I have good friends.  I have a good life.  I go through ups, downs, stresses, disasters, changes, and opportunities the same as anyone else, and there is nothing out of the ordinary about that.  For whatever “moments” I had in the past where I felt complete despair, lack of hope, and saw my troubles as insurmountable, I now have a world of possibilities in it’s place.  They were always there.  My life experience has simply brought me to an awareness of them.  In a perfect world, everyone would come through their dark times unscathed and in tact.  The reality is that some of us end up with fairly profound scars, others carry wounds that just won’t seem to heal, and still others slide into the abyss without ever screaming for help.  It pains us to see that happen, but if you have ever been to that edge then you know there is no justifiable way to judge them for it.  It is said that everybody has a price.  I would offer that everyone has a breaking point.  EVERYONE.  For each individual, in each passing moment, that differs.  In trying to make sense of a tragic loss – one that seems unnecessary – we look for justifications and contributing factors.  They are there.  They just won’t make it sensible.  Stop trying.
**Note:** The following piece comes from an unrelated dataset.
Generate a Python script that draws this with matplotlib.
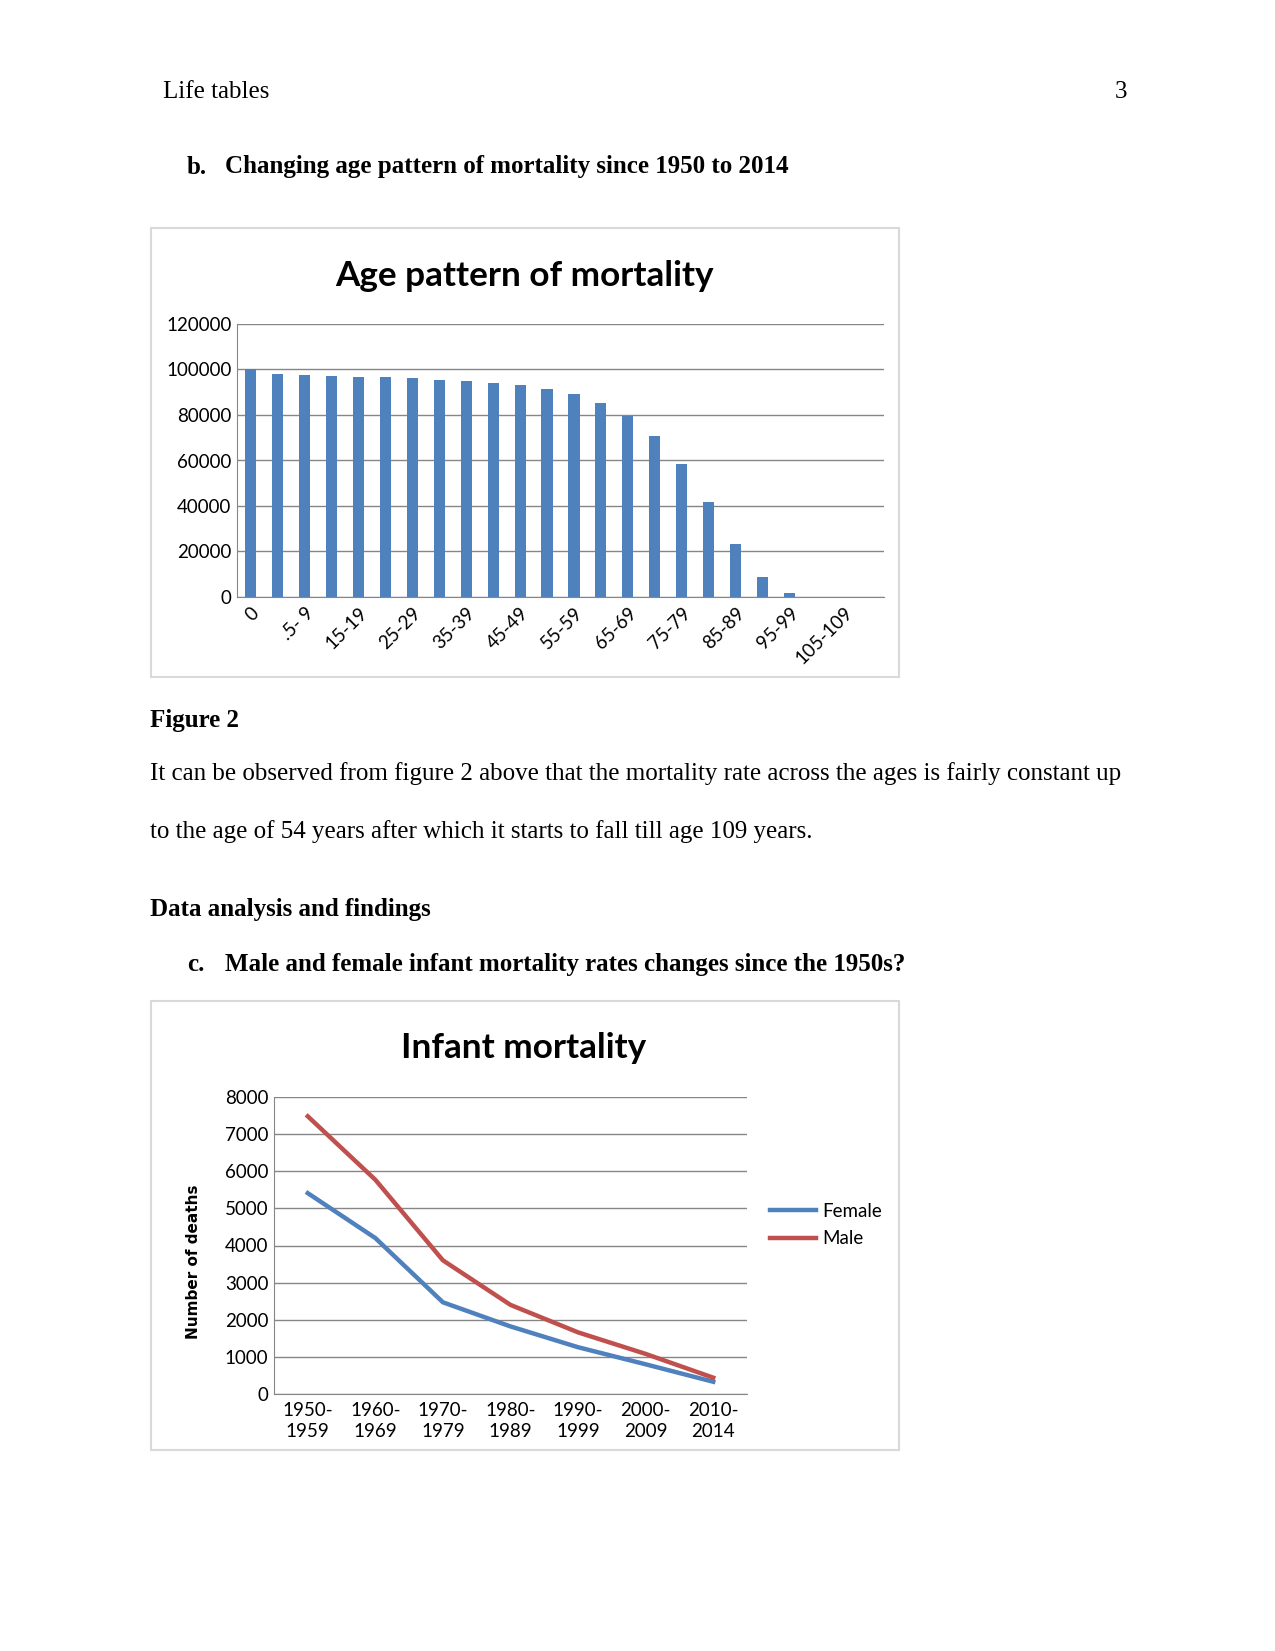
import matplotlib.pyplot as plt
from matplotlib.patches import Rectangle

W, H = 1275, 1651

age_groups = ['0', '1-4', '.5- 9', '10-14', '15-19', '20-24', '25-29', '30-34', '35-39',
              '40-44', '45-49', '50-54', '55-59', '60-64', '65-69', '70-74', '75-79',
              '80-84', '85-89', '90-94', '95-99', '100-104', '105-109', '110+']
survivors = [100000, 98000, 97500, 97100, 96600, 96600, 96200, 95300, 94900,
             94000, 93100, 91300, 89100, 85200, 79400, 70600, 58300,
             41600, 23500, 9000, 1900, 150, 5, 0]

periods = ['1950-\n1959', '1960-\n1969', '1970-\n1979', '1980-\n1989',
           '1990-\n1999', '2000-\n2009', '2010-\n2014']
female = [5410, 4200, 2470, 1820, 1260, 800, 330]
male = [7480, 5770, 3600, 2400, 1660, 1080, 440]

blue = '#4F81BD'
red = '#C0504D'
grid_c = '#868686'
serif = 'Liberation Serif'
sans = 'Lato'
body = 18


def fx(x):
    return x / W


def fy(y):
    return 1 - y / H


def box(ax_l, ax_t, ax_r, ax_b):
    return [fx(ax_l), fy(ax_b), fx(ax_r - ax_l), (ax_b - ax_t) / H]


def ptext(x, y, s, bold=False, ha='left'):
    fig.text(fx(x), fy(y), s, family=serif, fontsize=body, va='center', ha=ha,
             weight='bold' if bold else 'normal')


fig = plt.figure(figsize=(W / 100, H / 100), dpi=100)

# page text
ptext(163, 92, 'Life tables')
ptext(1127, 92, '3', ha='right')
ptext(187, 167, 'b.', bold=True)
ptext(225, 167, 'Changing age pattern of mortality since 1950 to 2014', bold=True)
ptext(150, 720, 'Figure 2', bold=True)
ptext(150, 774, 'It can be observed from figure 2 above that the mortality rate across '
      'the ages is fairly constant up')
ptext(150, 832, 'to the age of 54 years after which it starts to fall till age 109 years.')
ptext(150, 909, 'Data analysis and findings', bold=True)
ptext(187, 964, 'c.', bold=True)
ptext(225, 964, 'Male and female infant mortality rates changes since the 1950s?', bold=True)

# chart frames
for (l, t, r, b) in [(150.5, 228, 899, 677), (150.5, 1001, 899, 1450)]:
    fig.patches.append(Rectangle((fx(l), fy(b)), fx(r - l), (b - t) / H,
                                 transform=fig.transFigure, fill=False,
                                 edgecolor='#d9d9d9', lw=1.5))

# ---- bar chart ----
ax1 = fig.add_axes(box(237, 324, 884, 597))
ax1.bar(range(len(survivors)), survivors, width=0.41, color=blue, zorder=3)
ax1.set_xlim(-0.5, len(survivors) - 0.5)
ax1.set_ylim(0, 120000)
ax1.set_yticks(range(0, 120001, 20000))
ax1.yaxis.grid(True, color=grid_c, lw=1)
ax1.set_xticks(range(0, len(age_groups), 2))
ax1.set_xticklabels(age_groups[::2], rotation=45, ha='right', va='top',
                    rotation_mode='anchor', family=sans, fontsize=13.5)
for lab in ax1.get_yticklabels():
    lab.set_family(sans)
    lab.set_fontsize(13.5)
ax1.tick_params(axis='y', length=0, pad=4)
ax1.tick_params(axis='x', length=0, pad=5)
for s in ['top', 'right']:
    ax1.spines[s].set_visible(False)
for s in ['left', 'bottom']:
    ax1.spines[s].set_color(grid_c)
fig.text(fx(524), fy(276), 'Age pattern of mortality', family=sans, weight='bold',
         fontsize=25.3, ha='center', va='center')

# ---- line chart ----
ax2 = fig.add_axes(box(274, 1097, 747, 1394))
x = range(len(periods))
ax2.plot(x, female, color=blue, lw=3.2, label='Female', zorder=3)
ax2.plot(x, male, color=red, lw=3.2, label='Male', zorder=3)
ax2.set_xlim(-0.5, len(periods) - 0.5)
ax2.set_ylim(0, 8000)
ax2.set_yticks(range(0, 8001, 1000))
ax2.yaxis.grid(True, color=grid_c, lw=1)
ax2.set_xticks(list(x))
ax2.set_xticklabels(periods, family=sans, fontsize=13.5, linespacing=1.25)
for lab in ax2.get_yticklabels():
    lab.set_family(sans)
    lab.set_fontsize(13.5)
ax2.tick_params(axis='y', length=0, pad=4)
ax2.tick_params(axis='x', length=0, pad=6)
for s in ['top', 'right']:
    ax2.spines[s].set_visible(False)
for s in ['left', 'bottom']:
    ax2.spines[s].set_color(grid_c)
fig.text(fx(193), fy(1262), 'Number of deaths', family='DejaVu Sans', weight='bold',
         fontsize=11, rotation=90, ha='center', va='center')
fig.text(fx(524), fy(1048), 'Infant mortality', family=sans, weight='bold',
         fontsize=25.3, ha='center', va='center')
ax2.legend(loc='center left', bbox_to_anchor=(fx(770), fy(1225)),
           bbox_transform=fig.transFigure, frameon=False,
           prop={'family': sans, 'size': 13.5}, handlelength=2.45,
           handletextpad=0.35, labelspacing=0.55, borderpad=0, borderaxespad=0)

fig.savefig('out.png', dpi=100)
I can offer reasons for hope.  I can demonstrate paths to success.  I can share examples of inspiration.

In the end, you must choose on your own to crawl into your chrysalis and transform.  You will choose what you leave behind.  You will be the one to release your grip on the illusions of control and let yourself grow.  I’ll be your cheering section.  I’ll be your shoulder to cry on if need be.  I’ll even be the drill sgt. telling you to keep going when I know you can.  But that dark place is yours alone to face.  Just know you are capable.  Every single day is a clean slate.  The light always returns.